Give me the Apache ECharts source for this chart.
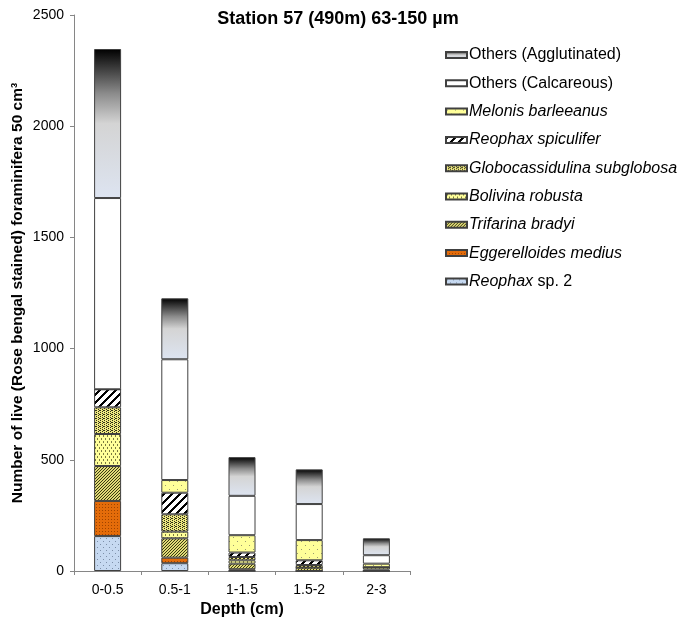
<!DOCTYPE html>
<html>
<head>
<meta charset="utf-8">
<script src="https://cdn.jsdelivr.net/npm/echarts@6/dist/echarts.min.js"></script>
<style>
html,body{margin:0;padding:0;background:#fff;}
#chart{width:697px;height:623px;}
</style>
</head>
<body>
<div id="chart"></div>
<script>
var categories = ['0-0.5', '0.5-1', '1-1.5', '1.5-2', '2-3'];
var reophaxSp2 = [157, 35, 0, 0, 0];
var eggerelloidesMedius = [158, 25, 8, 0, 0];
var trifarinaBradyi = [157, 87, 25, 15, 7];
var bolivinaRobusta = [144, 30, 15, 0, 10];
var globocassidulinaSubglobosa = [120, 78, 15, 12, 0];
var reophaxSpiculifer = [81, 97, 20, 21, 0];
var melonisBarleeanus = [0, 57, 78, 91, 16];
var othersCalcareous = [860, 543, 177, 162, 38];
var othersAgglutinated = [670, 274, 174, 156, 76];
var yTicks = [0, 500, 1000, 1500, 2000, 2500];

var FONT = '"Liberation Sans", Arial, sans-serif';

function makePattern(w, h, bg, fg, fn) {
  var c = document.createElement('canvas');
  c.width = w; c.height = h;
  var ctx = c.getContext('2d');
  ctx.fillStyle = bg;
  ctx.fillRect(0, 0, w, h);
  ctx.fillStyle = fg;
  for (var y = 0; y < h; y++) {
    for (var x = 0; x < w; x++) {
      if (fn(x, y)) ctx.fillRect(x, y, 1, 1);
    }
  }
  return { image: c, repeat: 'repeat' };
}

var patReophaxSp2 = makePattern(6, 6, '#c6d9f1', '#7d8fa8', function (x, y) {
  return (x === 1 && y === 1) || (x === 4 && y === 4);
});
var patEgger = makePattern(3, 3, '#e46c0a', '#a04400', function (x, y) {
  return x === 0 && y === 0;
});
var patTrifarina = makePattern(3, 3, '#e0da78', '#3a3a10', function (x, y) {
  return (x + y) % 3 === 0;
});
var patBolivina = makePattern(4, 6, '#ffff99', '#7a7a40', function (x, y) {
  return (x === 1 && y < 2) || (x === 3 && y >= 3 && y < 5);
});
var patGlobo = makePattern(4, 4, '#eee880', '#303018', function (x, y) {
  return (x + 2 * y) % 4 === 0 || (x === 3 && y === 2);
});
var patSpiculifer = makePattern(8, 8, '#ffffff', '#000000', function (x, y) {
  return (x + y) % 8 < 3;
});
var patMelonis = makePattern(8, 8, '#ffff99', '#9a9a70', function (x, y) {
  return (x === 1 && y === 1) || (x === 5 && y === 5);
});
var gradAgg = new echarts.graphic.LinearGradient(0, 0, 0, 1, [
  { offset: 0, color: '#000000' },
  { offset: 0.3, color: '#8c8c8c' },
  { offset: 0.5, color: '#d4d4d4' },
  { offset: 1, color: '#dde4f1' }
]);

var seriesDefs = [
  { name: 'Reophax sp. 2', data: reophaxSp2, color: patReophaxSp2 },
  { name: 'Eggerelloides medius', data: eggerelloidesMedius, color: patEgger },
  { name: 'Trifarina bradyi', data: trifarinaBradyi, color: patTrifarina },
  { name: 'Bolivina robusta', data: bolivinaRobusta, color: patBolivina },
  { name: 'Globocassidulina subglobosa', data: globocassidulinaSubglobosa, color: patGlobo },
  { name: 'Reophax spiculifer', data: reophaxSpiculifer, color: patSpiculifer },
  { name: 'Melonis barleeanus', data: melonisBarleeanus, color: patMelonis },
  { name: 'Others (Calcareous)', data: othersCalcareous, color: '#ffffff' },
  { name: 'Others (Agglutinated)', data: othersAgglutinated, color: gradAgg }
];

var series = seriesDefs.map(function (d) {
  return {
    name: d.name,
    type: 'bar',
    stack: 'total',
    barWidth: 27,
    data: d.data,
    itemStyle: { color: d.color, borderColor: '#404040', borderWidth: 1 },
    emphasis: { disabled: true },
    animation: false
  };
});

var legendOrder = seriesDefs.map(function (d) { return d.name; }).reverse();

var chart = echarts.init(document.getElementById('chart'), null, { renderer: 'canvas' });
chart.setOption({
  backgroundColor: '#ffffff',
  animation: false,
  title: {
    text: 'Station 57 (490m) 63-150 µm',
    left: 338,
    top: 10,
    padding: 0,
    textAlign: 'center',
    textStyle: { fontFamily: FONT, fontSize: 18, fontWeight: 'bold', color: '#000' }
  },
  legend: {
    orient: 'vertical',
    left: 445,
    top: 46,
    padding: 0,
    icon: 'rect',
    itemWidth: 21,
    itemHeight: 6,
    itemGap: 10.3,
    selectedMode: false,
    data: legendOrder,
    formatter: function (name) {
      if (name.indexOf('Others') === 0) return name;
      if (name === 'Reophax sp. 2') return '{i|Reophax} sp. 2';
      return '{i|' + name + '}';
    },
    textStyle: {
      fontFamily: FONT, fontSize: 16, color: '#000', lineHeight: 18, padding: [0, 0, 0, -3],
      rich: { i: { fontFamily: FONT, fontSize: 16, fontStyle: 'italic', color: '#000', lineHeight: 18 } }
    }
  },
  grid: { left: 74, right: 287, top: 15, bottom: 52, containLabel: false },
  xAxis: {
    type: 'category',
    data: categories,
    name: 'Depth (cm)',
    nameLocation: 'middle',
    nameGap: 30,
    nameTextStyle: { fontFamily: FONT, fontSize: 16, fontWeight: 'bold', color: '#000' },
    axisLine: { lineStyle: { color: '#868686' } },
    axisTick: { show: true, alignWithLabel: false, length: 4, lineStyle: { color: '#868686' } },
    axisLabel: { fontFamily: FONT, fontSize: 14, color: '#000', margin: 12 }
  },
  yAxis: {
    type: 'value',
    min: yTicks[0],
    max: yTicks[yTicks.length - 1],
    interval: yTicks[1] - yTicks[0],
    name: 'Number of live (Rose bengal stained) foraminifera 50 cm³',
    nameLocation: 'middle',
    nameGap: 48,
    nameTextStyle: { fontFamily: FONT, fontSize: 15.5, fontWeight: 'bold', color: '#000' },
    axisLine: { show: true, lineStyle: { color: '#868686' } },
    axisTick: { show: true, length: 4, lineStyle: { color: '#868686' } },
    splitLine: { show: false },
    axisLabel: {
      fontFamily: FONT, fontSize: 14, color: '#000', margin: 10,
      formatter: function (v) { return String(v); }
    }
  },
  series: series
});
</script>
</body>
</html>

▸ **Description of the task**: Your task is an exact transcription of all the data, minus the pictures.

▸ **Written response**:
Give me the Apache ECharts source for this chart.
<!DOCTYPE html>
<html>
<head>
<meta charset="utf-8">
<script src="https://cdn.jsdelivr.net/npm/echarts@6/dist/echarts.min.js"></script>
<style>
html,body{margin:0;padding:0;background:#fff;}
#chart{width:697px;height:623px;}
</style>
</head>
<body>
<div id="chart"></div>
<script>
var categories = ['0-0.5', '0.5-1', '1-1.5', '1.5-2', '2-3'];
var reophaxSp2 = [157, 35, 0, 0, 0];
var eggerelloidesMedius = [158, 25, 8, 0, 0];
var trifarinaBradyi = [157, 87, 25, 15, 7];
var bolivinaRobusta = [144, 30, 15, 0, 10];
var globocassidulinaSubglobosa = [120, 78, 15, 12, 0];
var reophaxSpiculifer = [81, 97, 20, 21, 0];
var melonisBarleeanus = [0, 57, 78, 91, 16];
var othersCalcareous = [860, 543, 177, 162, 38];
var othersAgglutinated = [670, 274, 174, 156, 76];
var yTicks = [0, 500, 1000, 1500, 2000, 2500];

var FONT = '"Liberation Sans", Arial, sans-serif';

function makePattern(w, h, bg, fg, fn) {
  var c = document.createElement('canvas');
  c.width = w; c.height = h;
  var ctx = c.getContext('2d');
  ctx.fillStyle = bg;
  ctx.fillRect(0, 0, w, h);
  ctx.fillStyle = fg;
  for (var y = 0; y < h; y++) {
    for (var x = 0; x < w; x++) {
      if (fn(x, y)) ctx.fillRect(x, y, 1, 1);
    }
  }
  return { image: c, repeat: 'repeat' };
}

var patReophaxSp2 = makePattern(6, 6, '#c6d9f1', '#7d8fa8', function (x, y) {
  return (x === 1 && y === 1) || (x === 4 && y === 4);
});
var patEgger = makePattern(3, 3, '#e46c0a', '#a04400', function (x, y) {
  return x === 0 && y === 0;
});
var patTrifarina = makePattern(3, 3, '#e0da78', '#3a3a10', function (x, y) {
  return (x + y) % 3 === 0;
});
var patBolivina = makePattern(4, 6, '#ffff99', '#7a7a40', function (x, y) {
  return (x === 1 && y < 2) || (x === 3 && y >= 3 && y < 5);
});
var patGlobo = makePattern(4, 4, '#eee880', '#303018', function (x, y) {
  return (x + 2 * y) % 4 === 0 || (x === 3 && y === 2);
});
var patSpiculifer = makePattern(8, 8, '#ffffff', '#000000', function (x, y) {
  return (x + y) % 8 < 3;
});
var patMelonis = makePattern(8, 8, '#ffff99', '#9a9a70', function (x, y) {
  return (x === 1 && y === 1) || (x === 5 && y === 5);
});
var gradAgg = new echarts.graphic.LinearGradient(0, 0, 0, 1, [
  { offset: 0, color: '#000000' },
  { offset: 0.3, color: '#8c8c8c' },
  { offset: 0.5, color: '#d4d4d4' },
  { offset: 1, color: '#dde4f1' }
]);

var seriesDefs = [
  { name: 'Reophax sp. 2', data: reophaxSp2, color: patReophaxSp2 },
  { name: 'Eggerelloides medius', data: eggerelloidesMedius, color: patEgger },
  { name: 'Trifarina bradyi', data: trifarinaBradyi, color: patTrifarina },
  { name: 'Bolivina robusta', data: bolivinaRobusta, color: patBolivina },
  { name: 'Globocassidulina subglobosa', data: globocassidulinaSubglobosa, color: patGlobo },
  { name: 'Reophax spiculifer', data: reophaxSpiculifer, color: patSpiculifer },
  { name: 'Melonis barleeanus', data: melonisBarleeanus, color: patMelonis },
  { name: 'Others (Calcareous)', data: othersCalcareous, color: '#ffffff' },
  { name: 'Others (Agglutinated)', data: othersAgglutinated, color: gradAgg }
];

var series = seriesDefs.map(function (d) {
  return {
    name: d.name,
    type: 'bar',
    stack: 'total',
    barWidth: 27,
    data: d.data,
    itemStyle: { color: d.color, borderColor: '#404040', borderWidth: 1 },
    emphasis: { disabled: true },
    animation: false
  };
});

var legendOrder = seriesDefs.map(function (d) { return d.name; }).reverse();

var chart = echarts.init(document.getElementById('chart'), null, { renderer: 'canvas' });
chart.setOption({
  backgroundColor: '#ffffff',
  animation: false,
  title: {
    text: 'Station 57 (490m) 63-150 µm',
    left: 338,
    top: 10,
    padding: 0,
    textAlign: 'center',
    textStyle: { fontFamily: FONT, fontSize: 18, fontWeight: 'bold', color: '#000' }
  },
  legend: {
    orient: 'vertical',
    left: 445,
    top: 46,
    padding: 0,
    icon: 'rect',
    itemWidth: 21,
    itemHeight: 6,
    itemGap: 10.3,
    selectedMode: false,
    data: legendOrder,
    formatter: function (name) {
      if (name.indexOf('Others') === 0) return name;
      if (name === 'Reophax sp. 2') return '{i|Reophax} sp. 2';
      return '{i|' + name + '}';
    },
    textStyle: {
      fontFamily: FONT, fontSize: 16, color: '#000', lineHeight: 18, padding: [0, 0, 0, -3],
      rich: { i: { fontFamily: FONT, fontSize: 16, fontStyle: 'italic', color: '#000', lineHeight: 18 } }
    }
  },
  grid: { left: 74, right: 287, top: 15, bottom: 52, containLabel: false },
  xAxis: {
    type: 'category',
    data: categories,
    name: 'Depth (cm)',
    nameLocation: 'middle',
    nameGap: 30,
    nameTextStyle: { fontFamily: FONT, fontSize: 16, fontWeight: 'bold', color: '#000' },
    axisLine: { lineStyle: { color: '#868686' } },
    axisTick: { show: true, alignWithLabel: false, length: 4, lineStyle: { color: '#868686' } },
    axisLabel: { fontFamily: FONT, fontSize: 14, color: '#000', margin: 12 }
  },
  yAxis: {
    type: 'value',
    min: yTicks[0],
    max: yTicks[yTicks.length - 1],
    interval: yTicks[1] - yTicks[0],
    name: 'Number of live (Rose bengal stained) foraminifera 50 cm³',
    nameLocation: 'middle',
    nameGap: 48,
    nameTextStyle: { fontFamily: FONT, fontSize: 15.5, fontWeight: 'bold', color: '#000' },
    axisLine: { show: true, lineStyle: { color: '#868686' } },
    axisTick: { show: true, length: 4, lineStyle: { color: '#868686' } },
    splitLine: { show: false },
    axisLabel: {
      fontFamily: FONT, fontSize: 14, color: '#000', margin: 10,
      formatter: function (v) { return String(v); }
    }
  },
  series: series
});
</script>
</body>
</html>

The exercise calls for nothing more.